Data »
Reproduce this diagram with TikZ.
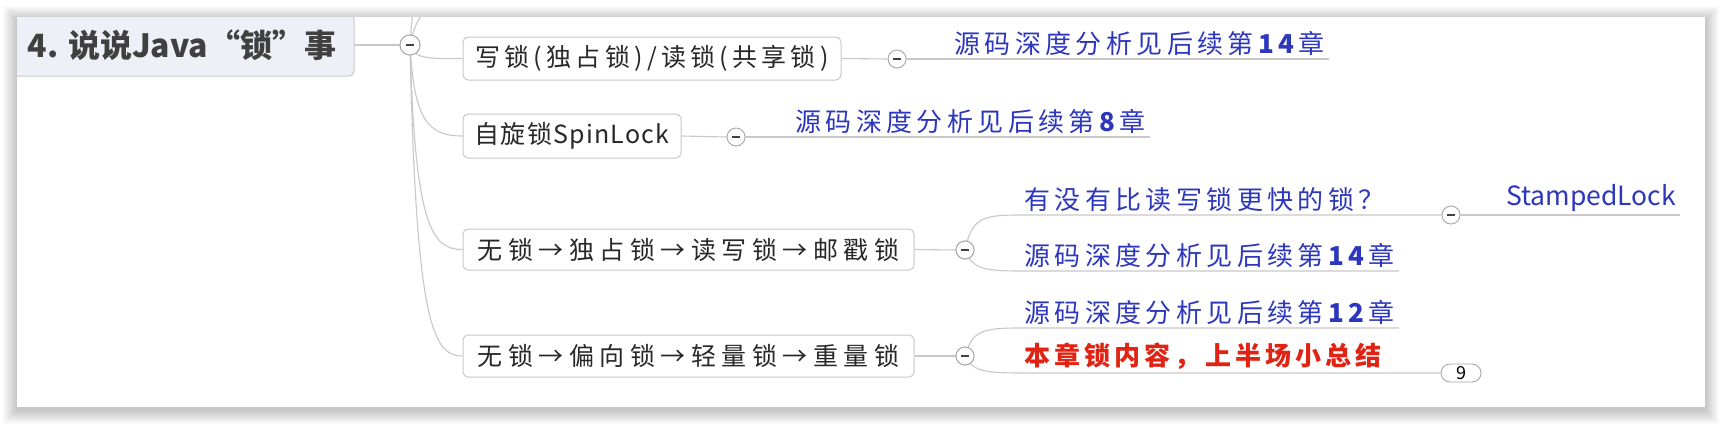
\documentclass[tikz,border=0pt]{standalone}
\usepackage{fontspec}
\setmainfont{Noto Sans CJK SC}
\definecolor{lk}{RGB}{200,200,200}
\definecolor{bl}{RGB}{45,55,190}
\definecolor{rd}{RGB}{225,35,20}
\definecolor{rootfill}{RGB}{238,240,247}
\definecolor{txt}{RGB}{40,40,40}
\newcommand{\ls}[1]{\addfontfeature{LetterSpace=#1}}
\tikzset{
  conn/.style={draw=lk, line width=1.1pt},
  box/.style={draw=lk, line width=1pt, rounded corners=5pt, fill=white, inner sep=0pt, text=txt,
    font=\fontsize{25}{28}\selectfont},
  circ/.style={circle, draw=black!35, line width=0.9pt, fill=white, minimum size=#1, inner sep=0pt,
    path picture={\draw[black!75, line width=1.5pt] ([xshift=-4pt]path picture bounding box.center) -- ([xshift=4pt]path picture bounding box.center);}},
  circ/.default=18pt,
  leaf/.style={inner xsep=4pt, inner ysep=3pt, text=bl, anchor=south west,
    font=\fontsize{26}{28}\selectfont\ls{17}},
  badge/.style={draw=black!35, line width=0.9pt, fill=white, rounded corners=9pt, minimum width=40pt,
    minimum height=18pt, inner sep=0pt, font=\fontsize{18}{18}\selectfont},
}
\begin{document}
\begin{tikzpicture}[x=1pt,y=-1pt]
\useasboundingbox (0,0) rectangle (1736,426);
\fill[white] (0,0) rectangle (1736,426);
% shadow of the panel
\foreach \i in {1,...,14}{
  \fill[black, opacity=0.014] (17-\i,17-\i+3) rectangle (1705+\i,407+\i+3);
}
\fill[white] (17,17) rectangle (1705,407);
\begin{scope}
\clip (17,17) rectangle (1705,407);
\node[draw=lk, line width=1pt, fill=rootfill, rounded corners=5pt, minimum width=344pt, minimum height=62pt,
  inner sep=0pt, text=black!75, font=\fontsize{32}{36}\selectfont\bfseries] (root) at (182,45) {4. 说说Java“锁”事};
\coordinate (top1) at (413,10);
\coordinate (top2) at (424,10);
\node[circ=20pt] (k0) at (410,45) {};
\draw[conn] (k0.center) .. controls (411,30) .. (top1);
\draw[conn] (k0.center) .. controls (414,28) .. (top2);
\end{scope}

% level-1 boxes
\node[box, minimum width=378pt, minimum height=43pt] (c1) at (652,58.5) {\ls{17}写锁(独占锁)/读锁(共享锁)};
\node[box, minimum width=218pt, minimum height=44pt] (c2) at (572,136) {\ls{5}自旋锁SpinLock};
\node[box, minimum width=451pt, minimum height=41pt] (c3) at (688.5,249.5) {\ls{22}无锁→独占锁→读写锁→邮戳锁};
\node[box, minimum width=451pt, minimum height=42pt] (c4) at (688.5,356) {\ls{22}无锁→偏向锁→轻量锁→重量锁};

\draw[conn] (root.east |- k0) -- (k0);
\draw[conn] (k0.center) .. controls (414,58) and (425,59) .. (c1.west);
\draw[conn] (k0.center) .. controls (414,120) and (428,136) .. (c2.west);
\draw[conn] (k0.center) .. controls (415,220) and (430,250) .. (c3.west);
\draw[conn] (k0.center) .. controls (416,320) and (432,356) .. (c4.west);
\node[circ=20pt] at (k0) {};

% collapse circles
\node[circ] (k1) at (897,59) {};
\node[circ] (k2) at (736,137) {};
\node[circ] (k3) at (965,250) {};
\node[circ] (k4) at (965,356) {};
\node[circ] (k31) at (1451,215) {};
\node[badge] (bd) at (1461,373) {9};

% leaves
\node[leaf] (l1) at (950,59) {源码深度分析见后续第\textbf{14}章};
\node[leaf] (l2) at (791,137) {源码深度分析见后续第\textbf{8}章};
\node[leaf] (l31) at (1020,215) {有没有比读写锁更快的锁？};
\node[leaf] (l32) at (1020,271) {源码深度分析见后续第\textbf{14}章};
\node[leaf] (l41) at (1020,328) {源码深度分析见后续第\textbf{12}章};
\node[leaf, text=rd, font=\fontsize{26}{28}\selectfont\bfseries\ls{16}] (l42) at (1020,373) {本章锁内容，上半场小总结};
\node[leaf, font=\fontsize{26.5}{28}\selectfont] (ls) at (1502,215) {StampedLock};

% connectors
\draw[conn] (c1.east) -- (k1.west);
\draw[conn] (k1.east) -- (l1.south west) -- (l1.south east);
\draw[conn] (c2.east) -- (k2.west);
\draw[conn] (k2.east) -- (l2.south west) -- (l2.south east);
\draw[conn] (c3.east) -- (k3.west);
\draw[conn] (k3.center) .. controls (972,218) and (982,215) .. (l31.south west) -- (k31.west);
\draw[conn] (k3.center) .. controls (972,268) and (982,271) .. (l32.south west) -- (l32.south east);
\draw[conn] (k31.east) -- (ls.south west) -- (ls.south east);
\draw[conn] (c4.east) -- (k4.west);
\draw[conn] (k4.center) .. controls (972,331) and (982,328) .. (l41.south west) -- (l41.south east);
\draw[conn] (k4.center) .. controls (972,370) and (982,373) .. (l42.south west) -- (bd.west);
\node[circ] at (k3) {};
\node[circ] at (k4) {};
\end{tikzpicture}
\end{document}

Challenge »
Output a faithful copy of the data, with each picture left out.

Answer for the task »
Reproduce this diagram with TikZ.
\documentclass[tikz,border=0pt]{standalone}
\usepackage{fontspec}
\setmainfont{Noto Sans CJK SC}
\definecolor{lk}{RGB}{200,200,200}
\definecolor{bl}{RGB}{45,55,190}
\definecolor{rd}{RGB}{225,35,20}
\definecolor{rootfill}{RGB}{238,240,247}
\definecolor{txt}{RGB}{40,40,40}
\newcommand{\ls}[1]{\addfontfeature{LetterSpace=#1}}
\tikzset{
  conn/.style={draw=lk, line width=1.1pt},
  box/.style={draw=lk, line width=1pt, rounded corners=5pt, fill=white, inner sep=0pt, text=txt,
    font=\fontsize{25}{28}\selectfont},
  circ/.style={circle, draw=black!35, line width=0.9pt, fill=white, minimum size=#1, inner sep=0pt,
    path picture={\draw[black!75, line width=1.5pt] ([xshift=-4pt]path picture bounding box.center) -- ([xshift=4pt]path picture bounding box.center);}},
  circ/.default=18pt,
  leaf/.style={inner xsep=4pt, inner ysep=3pt, text=bl, anchor=south west,
    font=\fontsize{26}{28}\selectfont\ls{17}},
  badge/.style={draw=black!35, line width=0.9pt, fill=white, rounded corners=9pt, minimum width=40pt,
    minimum height=18pt, inner sep=0pt, font=\fontsize{18}{18}\selectfont},
}
\begin{document}
\begin{tikzpicture}[x=1pt,y=-1pt]
\useasboundingbox (0,0) rectangle (1736,426);
\fill[white] (0,0) rectangle (1736,426);
% shadow of the panel
\foreach \i in {1,...,14}{
  \fill[black, opacity=0.014] (17-\i,17-\i+3) rectangle (1705+\i,407+\i+3);
}
\fill[white] (17,17) rectangle (1705,407);
\begin{scope}
\clip (17,17) rectangle (1705,407);
\node[draw=lk, line width=1pt, fill=rootfill, rounded corners=5pt, minimum width=344pt, minimum height=62pt,
  inner sep=0pt, text=black!75, font=\fontsize{32}{36}\selectfont\bfseries] (root) at (182,45) {4. 说说Java“锁”事};
\coordinate (top1) at (413,10);
\coordinate (top2) at (424,10);
\node[circ=20pt] (k0) at (410,45) {};
\draw[conn] (k0.center) .. controls (411,30) .. (top1);
\draw[conn] (k0.center) .. controls (414,28) .. (top2);
\end{scope}

% level-1 boxes
\node[box, minimum width=378pt, minimum height=43pt] (c1) at (652,58.5) {\ls{17}写锁(独占锁)/读锁(共享锁)};
\node[box, minimum width=218pt, minimum height=44pt] (c2) at (572,136) {\ls{5}自旋锁SpinLock};
\node[box, minimum width=451pt, minimum height=41pt] (c3) at (688.5,249.5) {\ls{22}无锁→独占锁→读写锁→邮戳锁};
\node[box, minimum width=451pt, minimum height=42pt] (c4) at (688.5,356) {\ls{22}无锁→偏向锁→轻量锁→重量锁};

\draw[conn] (root.east |- k0) -- (k0);
\draw[conn] (k0.center) .. controls (414,58) and (425,59) .. (c1.west);
\draw[conn] (k0.center) .. controls (414,120) and (428,136) .. (c2.west);
\draw[conn] (k0.center) .. controls (415,220) and (430,250) .. (c3.west);
\draw[conn] (k0.center) .. controls (416,320) and (432,356) .. (c4.west);
\node[circ=20pt] at (k0) {};

% collapse circles
\node[circ] (k1) at (897,59) {};
\node[circ] (k2) at (736,137) {};
\node[circ] (k3) at (965,250) {};
\node[circ] (k4) at (965,356) {};
\node[circ] (k31) at (1451,215) {};
\node[badge] (bd) at (1461,373) {9};

% leaves
\node[leaf] (l1) at (950,59) {源码深度分析见后续第\textbf{14}章};
\node[leaf] (l2) at (791,137) {源码深度分析见后续第\textbf{8}章};
\node[leaf] (l31) at (1020,215) {有没有比读写锁更快的锁？};
\node[leaf] (l32) at (1020,271) {源码深度分析见后续第\textbf{14}章};
\node[leaf] (l41) at (1020,328) {源码深度分析见后续第\textbf{12}章};
\node[leaf, text=rd, font=\fontsize{26}{28}\selectfont\bfseries\ls{16}] (l42) at (1020,373) {本章锁内容，上半场小总结};
\node[leaf, font=\fontsize{26.5}{28}\selectfont] (ls) at (1502,215) {StampedLock};

% connectors
\draw[conn] (c1.east) -- (k1.west);
\draw[conn] (k1.east) -- (l1.south west) -- (l1.south east);
\draw[conn] (c2.east) -- (k2.west);
\draw[conn] (k2.east) -- (l2.south west) -- (l2.south east);
\draw[conn] (c3.east) -- (k3.west);
\draw[conn] (k3.center) .. controls (972,218) and (982,215) .. (l31.south west) -- (k31.west);
\draw[conn] (k3.center) .. controls (972,268) and (982,271) .. (l32.south west) -- (l32.south east);
\draw[conn] (k31.east) -- (ls.south west) -- (ls.south east);
\draw[conn] (c4.east) -- (k4.west);
\draw[conn] (k4.center) .. controls (972,331) and (982,328) .. (l41.south west) -- (l41.south east);
\draw[conn] (k4.center) .. controls (972,370) and (982,373) .. (l42.south west) -- (bd.west);
\node[circ] at (k3) {};
\node[circ] at (k4) {};
\end{tikzpicture}
\end{document}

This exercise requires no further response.